▸ **MATERIAL PROVIDED**:
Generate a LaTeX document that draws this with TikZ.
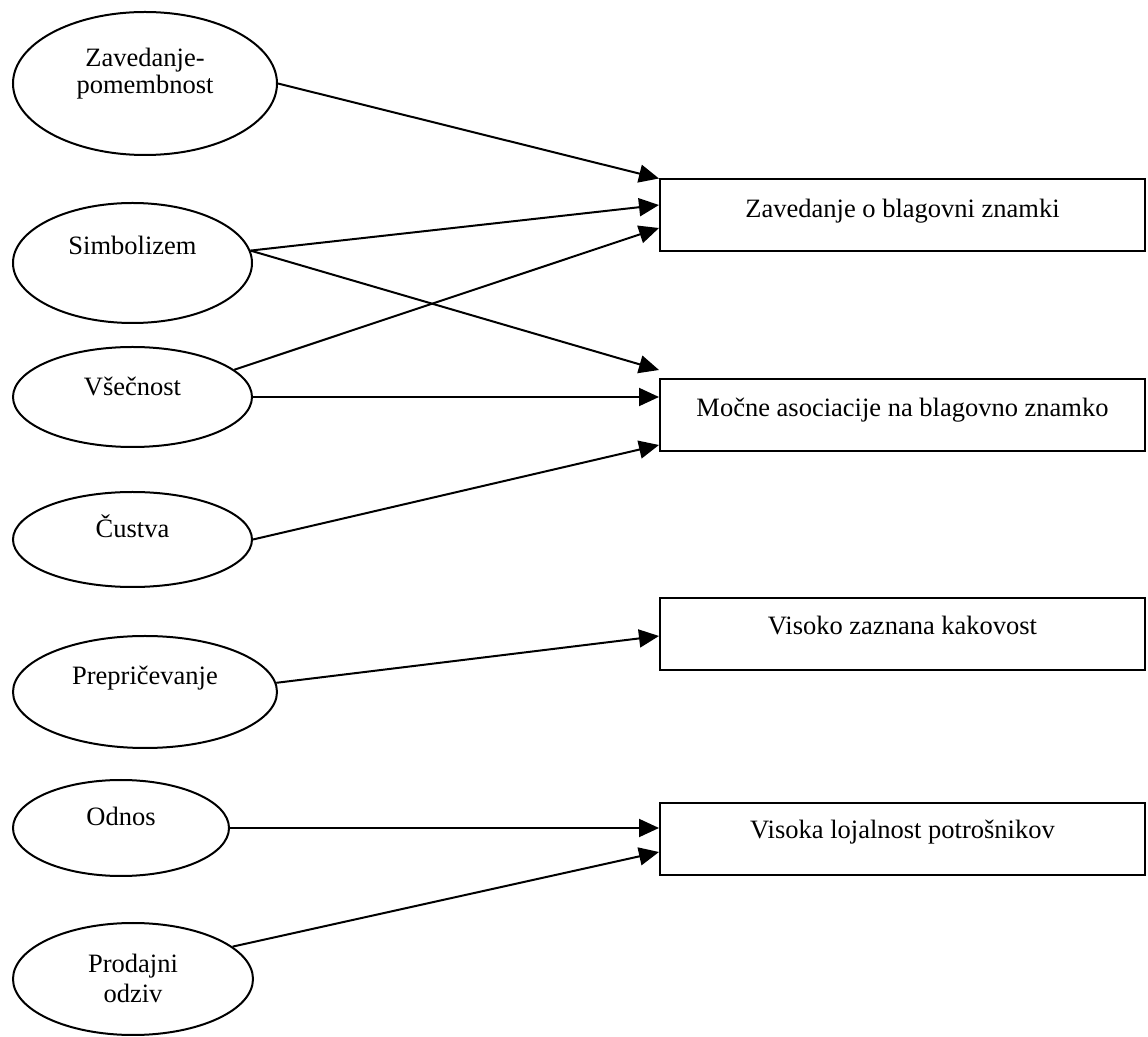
\documentclass[tikz,border=0pt]{standalone}
\usepackage{fontspec}
\setmainfont{Liberation Serif}
\usetikzlibrary{shapes.geometric,arrows.meta}
\begin{document}
\begin{tikzpicture}[x=0.5pt,y=-0.5pt,
  ell/.style={ellipse, draw, line width=1pt, inner sep=0pt},
  box/.style={rectangle, draw, line width=1pt, inner sep=0pt, minimum width=242.5pt, minimum height=36pt},
  txt/.style={anchor=base, inner sep=0pt, font=\fontsize{13.25}{15}\selectfont},
  arr/.style={line width=1pt, -{Triangle[length=10pt,width=9pt]}}]
\useasboundingbox (0,0) rectangle (1148,1037);

% ellipses
\node[ell, minimum width=132pt, minimum height=71.5pt] (e1) at (145,83.5) {};
\node[txt] (e1a) at (145,67) {Zavedanje-};
\node[txt] (e1b) at (145,94) {pomembnost};

\node[ell, minimum width=119.5pt, minimum height=60pt] (e2) at (132.5,263) {};
\node[txt] (e2a) at (132.5,255) {Simbolizem};

\node[ell, minimum width=119.5pt, minimum height=50pt] (e3) at (132.5,397) {};
\node[txt] (e3a) at (132.5,396) {Všečnost};

\node[ell, minimum width=119.5pt, minimum height=47.5pt] (e4) at (132.5,539.5) {};
\node[txt] (e4a) at (132.5,538) {Čustva};

\node[ell, minimum width=132pt, minimum height=56pt] (e5) at (145,692) {};
\node[txt] (e5a) at (145,685) {Prepričevanje};

\node[ell, minimum width=108pt, minimum height=48pt] (e6) at (121,828) {};
\node[txt] (e6a) at (121,826) {Odnos};

\node[ell, minimum width=120pt, minimum height=56pt] (e7) at (133,979) {};
\node[txt] (e7a) at (133,973) {Prodajni};
\node[txt] (e7b) at (133,1003) {odziv};

% boxes
\node[box] (b1) at (902.5,215.5) {};
\node[txt] (b1a) at (902.5,218) {Zavedanje o blagovni znamki};
\node[box] (b2) at (902.5,415) {};
\node[txt] (b2a) at (902.5,417) {Močne asociacije na blagovno znamko};
\node[box] (b3) at (902.5,634) {};
\node[txt] (b3a) at (902.5,635) {Visoko zaznana kakovost};
\node[box] (b4) at (902.5,839) {};
\node[txt] (b4a) at (902.5,839) {Visoka lojalnost potrošnikov};

% connectors
\draw[arr] (e1.east) -- (b1.north west);
\draw[arr] (e2.6) -- ([yshift=5.25pt]b1.west);
\draw[arr] (e2.6) -- ([yshift=4pt]b2.north west);
\draw[arr] (e3.15) -- ([yshift=-6.25pt]b1.west);
\draw[arr] (e3.east) -- (e3.east -| b2.west);
\draw[arr] (e4.east) -- ([yshift=-15pt]b2.west);
\draw[arr] (e5.4) -- ([yshift=-1pt]b3.west);
\draw[arr] (e6.east) -- (e6.east -| b4.west);
\draw[arr] (e7.18) -- ([yshift=-6.5pt]b4.west);
\end{tikzpicture}
\end{document}
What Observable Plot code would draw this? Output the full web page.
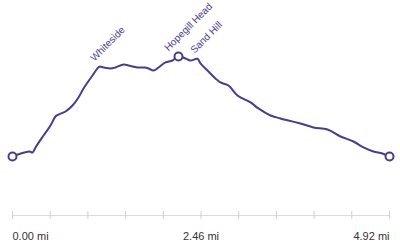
<!DOCTYPE html>
<html>
<head>
<meta charset="utf-8">
<script src="https://cdn.jsdelivr.net/npm/d3@7"></script>
<script src="https://cdn.jsdelivr.net/npm/@observablehq/plot@0.6"></script>
<style>
  html, body { margin: 0; padding: 0; background: #fff; }
</style>
</head>
<body>
<div id="chart"></div>
<script>
// Distance along route (miles)
const distance = [0, 0.065, 0.222, 0.261, 0.300, 0.405, 0.496, 0.561, 0.600, 0.692,
  0.783, 0.861, 0.927, 0.979, 1.044, 1.109, 1.135, 1.188, 1.279, 1.344,
  1.449, 1.514, 1.631, 1.723, 1.775, 1.840, 1.905, 1.997, 2.088, 2.166,
  2.258, 2.323, 2.414, 2.453, 2.545, 2.649, 2.714, 2.819, 2.936, 3.106,
  3.210, 3.367, 3.497, 3.758, 3.928, 4.111, 4.280, 4.450, 4.580, 4.711,
  4.828, 4.920];
// Elevation (m)
const elevation = [150, 162, 181, 175, 206, 280, 342, 398, 410, 429,
  466, 516, 572, 609, 652, 696, 707, 702, 696, 702,
  720, 714, 702, 702, 696, 683, 702, 733, 745, 770,
  758, 745, 756, 727, 683, 634, 609, 590, 528, 485,
  448, 404, 386, 355, 330, 317, 274, 243, 206, 181,
  169, 150];

const peakNames = ["Whiteside", "Hopegill Head", "Sand Hill"];
const peakDist = [1.135, 2.166, 2.414];
const peakElev = [707, 770, 756];
const peakDx = [-5, -10, -3];
const peakDy = [-5, -5, -5];

const tickValues = d3.range(11).map(i => +(i * 0.492).toFixed(3));
const labelValues = [0, 2.46, 4.92];
const labelTexts = ["0.00 mi", "2.46 mi", "4.92 mi"];

const profile = distance.map((d, i) => ({d, e: elevation[i]}));
const peaks = peakNames.map((n, i) => ({n, d: peakDist[i], e: peakElev[i], dx: peakDx[i], dy: peakDy[i]}));
const markers = [profile[0], profile[distance.indexOf(2.166)], profile[profile.length - 1]];
const labels = labelValues.map((v, i) => ({v, t: labelTexts[i], a: i === 0 ? "start" : i === 2 ? "end" : "middle"}));

const yMin = -215.8, yMax = 993.2;
const color = "#483d8b";

const chart = Plot.plot({
  width: 400,
  height: 250,
  marginLeft: 12,
  marginRight: 11,
  marginTop: 20,
  marginBottom: 35,
  x: {domain: [0, 4.92], axis: null},
  y: {domain: [yMin, yMax], axis: null},
  style: {fontFamily: "Liberation Sans, Arial, sans-serif", background: "#fff"},
  marks: [
    Plot.ruleY([yMin], {stroke: "#dcdcdc", strokeWidth: 1}),
    Plot.ruleX(tickValues, {x: d => d, y1: yMin, y2: yMin, insetTop: -4, insetBottom: -4, stroke: "#cfcfcf", strokeWidth: 1}),
    ...labels.map(l => Plot.text([l], {x: "v", y: yMin, text: "t", textAnchor: l.a, dy: 21, fontSize: 11, fill: "#333"})),
    Plot.line(profile, {x: "d", y: "e", stroke: color, strokeWidth: 2, curve: "catmull-rom"}),
    Plot.dot(markers, {x: "d", y: "e", r: 4, fill: "#fff", stroke: color, strokeWidth: 2}),
    ...peaks.map(p => Plot.text([p], {x: "d", y: "e", text: "n", textAnchor: "start", lineAnchor: "bottom", rotate: -45, dx: p.dx, dy: p.dy, fontSize: 10, fill: color}))
  ]
});
document.getElementById("chart").appendChild(chart);
</script>
</body>
</html>
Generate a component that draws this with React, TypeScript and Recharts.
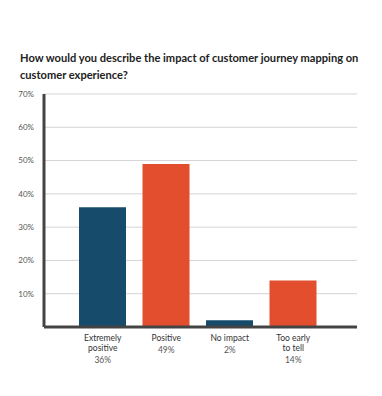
import { BarChart, Bar, XAxis, YAxis, CartesianGrid, Cell } from "recharts";

const categories = ["Extremely positive", "Positive", "No impact", "Too early to tell"];
const values = [36, 49, 2, 14];
const labelLines = [["Extremely", "positive"], ["Positive"], ["No impact"], ["Too early", "to tell"]];
const barColors = ["#164b6b", "#e24e2e", "#164b6b", "#e24e2e"];
const yTicks = [10, 20, 30, 40, 50, 60, 70];

const data = categories.map((name, i) => ({ name, value: values[i] }));

function CategoryTick(props: any) {
  const { x, y, payload } = props;
  const i = categories.indexOf(payload.value);
  const lines = labelLines[i] || [payload.value];
  return (
    <g transform={`translate(${x},${y})`}>
      {lines.map((l, k) => (
        <text key={k} x={0} y={6 + k * 10} textAnchor="middle" fontSize={8.5} fill="#333">
          {l}
        </text>
      ))}
      <text x={0} y={6 + lines.length * 10 + 2} textAnchor="middle" fontSize={8.5} fill="#555">
        {values[i]}%
      </text>
    </g>
  );
}

export default function App() {
  return (
    <div
      style={{
        position: "absolute",
        left: 0,
        top: 0,
        width: 382,
        height: 396,
        background: "#fff",
        fontFamily: "Lato, sans-serif",
      }}
    >
      <div
        style={{
          position: "absolute",
          left: 20,
          top: 49,
          width: 350,
          fontSize: 11.1,
          fontWeight: 700,
          lineHeight: "17px",
          color: "#222",
        }}
      >
        How would you describe the impact of customer journey mapping on customer experience?
      </div>
      <div style={{ position: "absolute", left: 0, top: 0 }}>
        <BarChart
          width={382}
          height={396}
          data={data}
          margin={{ top: 94, right: 25, left: 14, bottom: 19 }}
        >
          <CartesianGrid vertical={false} stroke="#d4d4d4" strokeWidth={1} />
          <YAxis
            domain={[0, 70]}
            ticks={yTicks}
            width={30}
            tickSize={0}
            tickMargin={10}
            tickFormatter={(v) => `${v}%`}
            tick={{ fontSize: 8, fill: "#555" }}
            axisLine={{ stroke: "#444", strokeWidth: 3 }}
            tickLine={false}
          />
          <XAxis
            dataKey="name"
            height={50}
            padding={{ left: 27, right: 32 }}
            axisLine={{ stroke: "#444", strokeWidth: 3 }}
            tickLine={false}
            tick={<CategoryTick />}
            interval={0}
          />
          <Bar dataKey="value" barSize={47} isAnimationActive={false}>
            {data.map((d, i) => (
              <Cell key={d.name} fill={barColors[i]} />
            ))}
          </Bar>
        </BarChart>
      </div>
    </div>
  );
}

▸ **TASK TO COMPLETE**:
Only the lines between the line with "Generate a component" and the line with "YAxis, CartesianGrid, Cell", inclusive, should be reproduced, exactly as written and without pictures.

▸ **SOLUTION**:
Generate a component that draws this with React, TypeScript and Recharts.
import { BarChart, Bar, XAxis, YAxis, CartesianGrid, Cell } from "recharts";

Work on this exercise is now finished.